There have been a number of songs entitled "Runaway" over the years. Most have been throwaway Runaways that have no musical or cultural significance whatsoever. The first "Runaway", however, unbelievably turned sixty in the early part of this year and is a landmark of not just White American music, but popular music in general. It starts off quite innocuously as a nice catchy rock 'n' roll number with Del Shannon on guitar and vocals. We are constantly sold the myth by the usual suspects in control of our pseudo-historical narrative that rock 'n' roll was invented by Black Americans and arose out of twelve-bar blues. This is, like all good lies, partly true. What is missing is of course the White European folk music element that goes back centuries. After all, Europeans were playing stringed instruments long before they were introduced to Negroes. The lute, the lyre and later the guitar were staples of European music, and then the electric guitar was invented and developed solely by people of White European descent, notably George Beauchamp, Adolph Rickenbacker, Doc Kauffman and Leo Fender. Del Shannon is at the top of his game in this track, but then something even more special happens.

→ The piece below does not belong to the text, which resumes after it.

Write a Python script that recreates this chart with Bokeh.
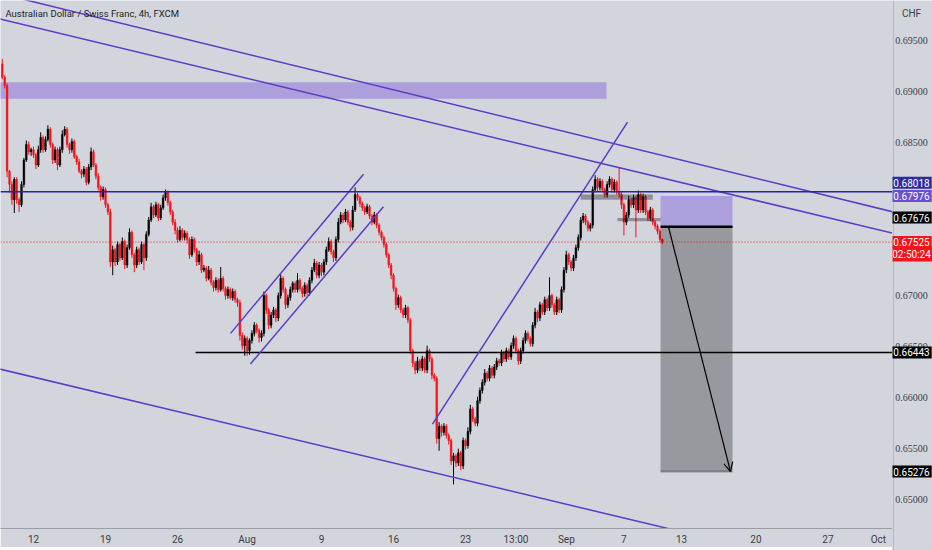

"Runaway" was written both by Shannon (real name Charles Westover) and Max Crook, and it is the bridge by keyboardist Crook that changed the whole scope of popular music. Crook had invented what he called the Musitron - a heavily modified clavioline - that would be the precursor to the Moog synthesizer, which in turn gave birth to the synth pop of the '70s and '80s. "Runaway" is therefore not just rock 'n' roll, but proto-synth pop. Looking at it sixty years later, it is hard to imagine just how revolutionary this song is, for, like someone viewing Citizen Kane in the present age, we take the artistic innovations of the past for granted. Sadly, we lost Max Crook in June of last year, but his legacy lives on in the current and very welcome - and very White European - revitalisation of synth-wave. It is also quite astonishing when one considers the dancing girls in the music video - if any are still with us - will be around eighty years of age! It just shows how fresh and original the song still sounds from a more creative - and whiter - America. With the right will and spirit, it can be so again.